Other Core Location Tidbits
Significant location change (SLC) updates will not fire unless 5 minutes elapsed and a change of 500m occurred since the last update.
If you stop and then start registering for SLC notifications, there are no guarantees that it will fire immediately. Apparently enough people thought this worked and/or tried this that Apple changed how Core Location behaves and now a cached value (if Core Location has one) will be returned on the subsequent firing.
You can tell the source of your location information by observing the blue location dot used by MapKit. A pulsing dot means GPS (example) and a static dot means cell/wifi (example). This is not documented anywhere officially and apparently a lot of Apple engineers don’t recognize/notice the difference.
Core Location quality/performance varies substantially based on where you are. In a high density area like a city, the device will pull less data and use less resources than if you’re in a sparsely populated area.
Core Location piggy backs on other user interactions to do most of its updating. The more opportunities it has to check / update location, the better the response time.

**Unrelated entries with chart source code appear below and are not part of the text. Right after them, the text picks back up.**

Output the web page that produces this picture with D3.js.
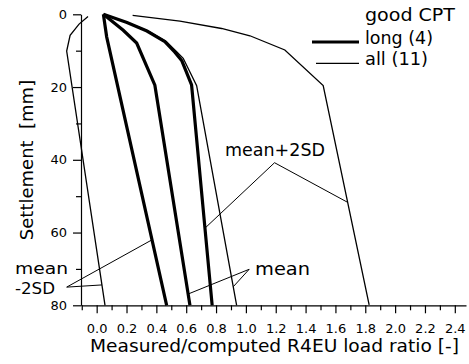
<!DOCTYPE html>
<html>
<head>
<meta charset="utf-8">
<script src="https://cdn.jsdelivr.net/npm/d3@7"></script>
<style>
  html, body { margin: 0; padding: 0; background: #fff; }
  svg { display: block; font-family: "DejaVu Sans", sans-serif; }
</style>
</head>
<body>
<svg id="chart" width="469" height="364"></svg>
<script>
// Load-settlement envelopes, each point is [load ratio, settlement in mm]
// "long (4)" piles with good CPT
const longMinus2SD = [[0.045, 0], [0.067, 6.2], [0.469, 80]];
const longMean     = [[0.045, 0], [0.178, 4.4], [0.268, 7.9], [0.39, 19.5], [0.625, 80]];
const longPlus2SD  = [[0.045, 0], [0.203, 2.25], [0.337, 4.6], [0.457, 7.5], [0.524, 10.4],
                      [0.571, 12.8], [0.636, 19.4], [0.774, 80]];
// "all (11)" piles with good CPT
const allMinus2SD  = [[-0.058, 0.6], [-0.118, 2.7], [-0.178, 5.8], [-0.201, 10.1], [0.056, 80]];
const allMean      = [[0.045, 0], [0.21, 2.3], [0.345, 4.6], [0.466, 7.5], [0.536, 10.3],
                      [0.58, 12.1], [0.67, 19.6], [0.938, 80]];
const allPlus2SD   = [[0.241, 0.3], [0.558, 1.9], [0.837, 3.9], [1.027, 5.9], [1.261, 9.8],
                      [1.518, 19.6], [1.826, 79.9]];

// Axis ticks
const xMajorTicks = [0, 0.2, 0.4, 0.6, 0.8, 1.0, 1.2, 1.4, 1.6, 1.8, 2.0, 2.2, 2.4];
const xMinorTicks = [-0.1, 0.1, 0.3, 0.5, 0.7, 0.9, 1.1, 1.3, 1.5, 1.7, 1.9, 2.1, 2.3];
const yMajorTicks = [0, 20, 40, 60, 80];
const yMinorTicks = [10, 30, 50, 70];

// Legend text
const legendTitle = "good CPT";
const legendLabels = ["long (4)", "all (11)"];

// Curves by group
const series = [
  { group: "long", data: longMinus2SD },
  { group: "long", data: longMean },
  { group: "long", data: longPlus2SD },
  { group: "all",  data: allMinus2SD },
  { group: "all",  data: allMean },
  { group: "all",  data: allPlus2SD }
];
const groupWidth = { long: 3.2, all: 1.3 };

const svg = d3.select("#chart");

const x = d3.scaleLinear().domain([-0.105, 2.475]).range([81, 466]);
const y = d3.scaleLinear().domain([0, 80]).range([14.3, 305.3]);

// ratio on a curve at a given settlement (linear between points)
function ratioAt(data, s) {
  for (let i = 1; i < data.length; i++) {
    const [r0, s0] = data[i - 1], [r1, s1] = data[i];
    if (s >= s0 && s <= s1) return r0 + (r1 - r0) * (s - s0) / (s1 - s0);
  }
  return data[data.length - 1][0];
}

// Axes
svg.append("g").attr("transform", `translate(0,${y(80)})`)
  .call(d3.axisBottom(x).tickValues(xMajorTicks).tickSize(8).tickPadding(10)
        .tickSizeOuter(0).tickFormat(d3.format(".1f")));
svg.append("g").attr("transform", `translate(0,${y(80)})`)
  .call(d3.axisBottom(x).tickValues(xMinorTicks).tickSize(5).tickFormat(""))
  .call(g => g.select(".domain").remove());

svg.append("g").attr("transform", `translate(${x(-0.105)},0)`)
  .call(d3.axisLeft(y).tickValues(yMajorTicks).tickSize(8).tickPadding(6).tickSizeOuter(0));
svg.append("g").attr("transform", `translate(${x(-0.105)},0)`)
  .call(d3.axisLeft(y).tickValues(yMinorTicks).tickSize(5).tickFormat(""))
  .call(g => g.select(".domain").remove());

svg.selectAll(".domain, .tick line").attr("stroke", "#000").attr("stroke-width", 1.2);
svg.selectAll(".tick text").attr("fill", "#000")
  .style("font-family", '"DejaVu Sans", sans-serif').style("font-size", "13px");

// Curves
const line = d3.line().x(d => x(d[0])).y(d => y(d[1]));
svg.append("g").selectAll("path").data(series).join("path")
  .attr("d", d => line(d.data))
  .attr("fill", "none")
  .attr("stroke", "#000")
  .attr("stroke-width", d => groupWidth[d.group])
  .attr("stroke-linejoin", "miter");

// Annotation leaders: apex in data units, then the curve/settlement each leg reaches
const annotations = [
  { apex: [1.192, 40.8], legs: [[longPlus2SD, 58.8], [allPlus2SD, 51.7]] },
  { apex: [1.022, 70.1], legs: [[longMean, 76.9], [allMean, 74.9]] },
  { apex: [-0.201, 75.0], legs: [[longMinus2SD, 62.0], [allMinus2SD, 74.4]] }
];
const leaders = svg.append("g").attr("fill", "none").attr("stroke", "#000").attr("stroke-width", 1);
annotations.forEach(a => {
  a.legs.forEach(([data, s]) => {
    leaders.append("line")
      .attr("x1", x(a.apex[0])).attr("y1", y(a.apex[1]))
      .attr("x2", x(ratioAt(data, s))).attr("y2", y(s));
  });
});

// Text
const txt = (t, px, py, len, size = 18) => {
  const el = svg.append("text").attr("x", px).attr("y", py)
    .attr("font-size", size).attr("fill", "#000").style("white-space", "pre").text(t);
  if (len) el.attr("textLength", len).attr("lengthAdjust", "spacingAndGlyphs");
  return el;
};
txt("mean+2SD", 225, 155.5, 100);
txt("mean", 255, 275, 55);
txt("mean", 15, 274.3, 53, 16);
txt("-2SD", 15, 293.5, 40, 16);

// Legend
txt(legendTitle, 365, 21, 90);
txt(legendLabels[0], 365, 44, 68);
txt(legendLabels[1], 365, 65, 63);
svg.append("line").attr("x1", 312).attr("x2", 359).attr("y1", 42).attr("y2", 42)
  .attr("stroke", "#000").attr("stroke-width", groupWidth.long);
svg.append("line").attr("x1", 316).attr("x2", 359).attr("y1", 63.3).attr("y2", 63.3)
  .attr("stroke", "#000").attr("stroke-width", groupWidth.all);

// Axis titles
txt("Measured/computed R4EU load ratio [-]", 90, 352, 369);
svg.append("text")
  .attr("transform", "translate(33,160) rotate(-90)")
  .attr("text-anchor", "middle").attr("font-size", 18).attr("fill", "#000")
  .style("white-space", "pre")
  .text("Settlement  [mm]");
</script>
</body>
</html>
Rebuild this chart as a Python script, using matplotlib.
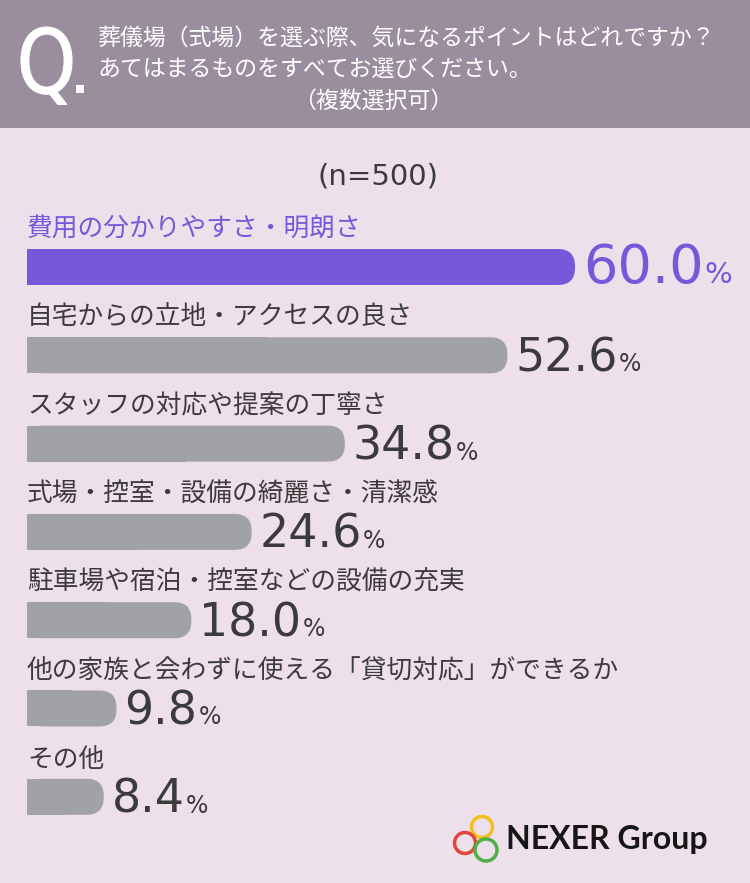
import matplotlib.pyplot as plt
from matplotlib.patches import FancyBboxPatch, Rectangle, Circle, PathPatch
from matplotlib.textpath import TextPath
from matplotlib.font_manager import FontProperties
from matplotlib.transforms import Affine2D

# data
categories = [
    "費用の分かりやすさ・明朗さ",
    "自宅からの立地・アクセスの良さ",
    "スタッフの対応や提案の丁寧さ",
    "式場・控室・設備の綺麗さ・清潔感",
    "駐車場や宿泊・控室などの設備の充実",
    "他の家族と会わずに使える「貸切対応」ができるか",
    "その他",
]
values = [60.0, 52.6, 34.8, 24.6, 18.0, 9.8, 8.4]
n_label = "(n=500)"
question = [
    "葬儀場（式場）を選ぶ際、気になるポイントはどれですか？",
    "あてはまるものをすべてお選びください。",
    "（複数選択可）",
]

W, H = 750, 883
BG = "#eee0ea"
HEAD = "#9a8d9e"
PURPLE = "#7857da"
GRAY = "#a1a2a6"
DARK = "#3b3b3b"
JP = ["Noto Sans CJK JP", "DejaVu Sans"]

fig = plt.figure(figsize=(W / 100, H / 100), dpi=100)
fig.patch.set_facecolor(BG)

# decoration axes in pixel units
deco = fig.add_axes([0, 0, 1, 1])
deco.set_xlim(0, W)
deco.set_ylim(H, 0)
deco.axis("off")

deco.add_patch(Rectangle((0, 0), W, 128, color=HEAD, lw=0))

# condensed "Q." mark
qp = TextPath((0, 0), "Q", size=100, prop=FontProperties(family="DejaVu Sans"))
ext = qp.get_extents()
sx = 51 / ext.width
sy = 66 / ext.y1
qt = Affine2D().translate(-ext.x0, 0).scale(sx, -sy).translate(21, 93)
deco.add_patch(PathPatch(qt.transform_path(qp), fc="white", ec="white", lw=0.8))
deco.add_patch(Rectangle((76, 85), 8, 8, color="white", lw=0))

deco.text(98, 38, question[0], color="white", fontsize=16.5, family=JP, va="center")
deco.text(98, 69, question[1], color="white", fontsize=16.5, family=JP, va="center")
deco.text(373, 101, question[2], color="white", fontsize=16.5, family=JP,
          va="center", ha="center")

deco.text(378, 176, n_label, color=DARK, fontsize=21, ha="center", va="center")

# logo
for (cx, cy, r, c) in [(482, 827, 10.5, "#f1bf1f"), (465, 843, 10.5, "#e2443a"),
                       (486, 850, 11, "#4db044")]:
    deco.add_patch(Circle((cx, cy), r, fill=False, lw=2.5, color=c))
deco.text(506, 839, "NEXER Group", fontsize=23, fontweight="bold",
          family=["Lato", "DejaVu Sans"], color="#161616", va="center")

# bar axes: x in percent, y scaled to same pixel size
k = 548 / 60.0  # pixels per percent
ax = fig.add_axes([0, 0, 1, 1], facecolor="none")
ax.set_xlim(-27 / k, (W - 27) / k)
ax.set_ylim(H / k, 0)
ax.axis("off")

bh = 36 / k
fig.canvas.draw()
renderer = fig.canvas.get_renderer()
for i, (cat, v) in enumerate(zip(categories, values)):
    yc = (267 + 88.3 * i) / k
    col = PURPLE if i == 0 else GRAY
    tcol = PURPLE if i == 0 else DARK
    ax.add_patch(FancyBboxPatch((0, yc - bh / 2), v, bh,
                                boxstyle=f"round,pad=0,rounding_size={17 / k}",
                                fc=col, ec="none"))
    ax.add_patch(Rectangle((0, yc - bh / 2), v / 2, bh, fc=col, ec="none"))
    ax.text(0, yc - 37 / k, cat, color=tcol, fontsize=18.5, family=JP, va="center")
    base = yc + bh / 2 - 2 / k
    t = ax.text(v + 8 / k, base, f"{v:.1f}", color=tcol,
                fontsize=39 if i == 0 else 33, va="baseline")
    bb = t.get_window_extent(renderer)
    x1 = ax.transData.inverted().transform((bb.x1, 0))[0]
    ax.text(x1 + 1 / k, base, "%", color=tcol, fontsize=21 if i == 0 else 17,
            va="baseline")

fig.savefig("out.png", dpi=100, facecolor=BG)
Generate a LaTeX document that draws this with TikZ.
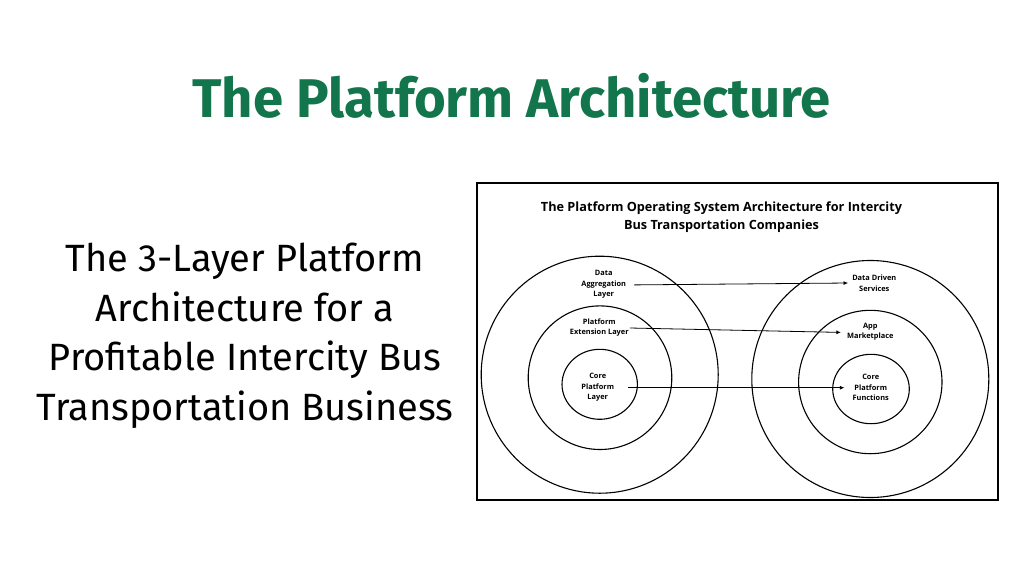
\documentclass[tikz,border=0pt]{standalone}
\usepackage{fontspec}
\setmainfont{Fira Sans}
\newfontfamily\figfont{Open Sans}
\usetikzlibrary{arrows.meta}
\definecolor{titlegreen}{HTML}{12754B}
\tikzset{
  layer/.style={align=center, font=\figfont\fontsize{7.4}{10.5}\selectfont\bfseries, inner sep=1pt},
  link/.style={-{Latex[length=4.5pt,width=4pt]}, line width=0.8pt},
  ring/.style={line width=1.1pt}
}
\begin{document}
\begin{tikzpicture}[x=1pt,y=-1pt]
    \useasboundingbox (0,0) rectangle (1024,576);
    % Slide title and intro text
    \node[text=titlegreen, font=\fontsize{54.5}{60}\selectfont\bfseries] (title) at (511.5,96) {The Platform Architecture};
    \node[align=center, font=\fontsize{38}{49.5}\selectfont] (intro) at (245,336) {The 3-Layer Platform\\Architecture for a\\Profitable Intercity Bus\\Transportation Business};
    % Framed figure
    \draw[line width=1.8pt] (477,183) rectangle (998,500);
    \node[align=center, font=\figfont\fontsize{12.7}{18.3}\selectfont\bfseries] (ostitle) at (721.5,217) {The Platform Operating System Architecture for Intercity\\Bus Transportation Companies};
    % Concentric rings
    \draw[ring] (599.7,374.7) circle (118.5);
    \draw[ring] (600,377.7) circle (71.8);
    \draw[ring] (599.7,384.3) ellipse (37.7 and 35);
    \draw[ring] (870.3,379) circle (118.5);
    \draw[ring] (870.3,382) circle (71.7);
    \draw[ring] (871,389) ellipse (38.3 and 34.7);
    % Layer labels
    \node[layer] (dal) at (603.7,284.3) {Data\\Aggregation\\Layer};
    \node[layer] (pel) at (599.3,327.5) {Platform\\Extension Layer};
    \node[layer] (cpl) at (597.7,387.7) {Core\\Platform\\Layer};
    \node[layer] (dds) at (874.3,283) {Data Driven\\Services};
    \node[layer] (amp) at (870.3,331.7) {App\\Marketplace};
    \node[layer] (cpf) at (870.7,387.7) {Core\\Platform\\Functions};
    % Mappings
    \draw[link] ([xshift=7pt,yshift=-0.6pt]dal.east) -- ([xshift=-3pt]dds.west);
    \draw[link] ([xshift=0pt,yshift=-0.5pt]pel.east) -- ([xshift=-5pt,yshift=-0.7pt]amp.west);
    \draw[link] ([xshift=13pt]cpl.east) -- ([xshift=-7pt]cpf.west);
\end{tikzpicture}
\end{document}
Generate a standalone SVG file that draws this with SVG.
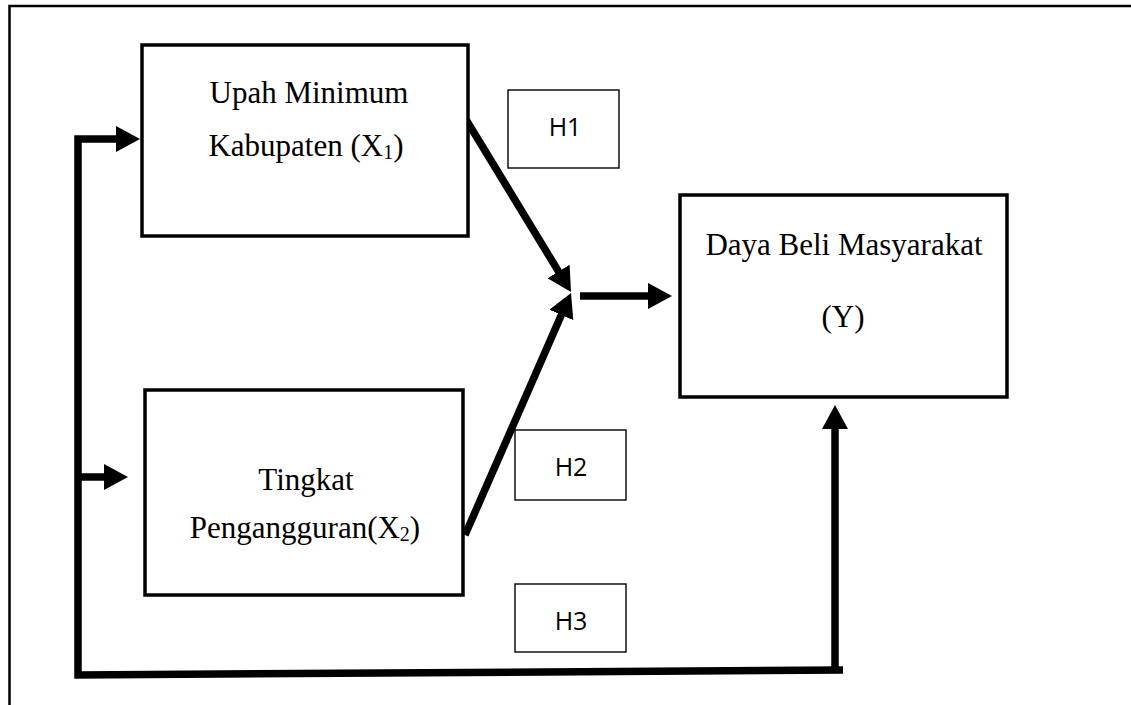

The mocked location data that is provided to the simulator always appears to be coming from GPS. You can’t simulate the behavior that the cellular or wifi sources provide or simulate what happens when the GPS source is sketchy. In prior iOS releases, region monitoring relied heavily (exclusively?) on the location data provided by cell towers to operate, but improvements to both the algorithms and simulator should mitigate any of these issues.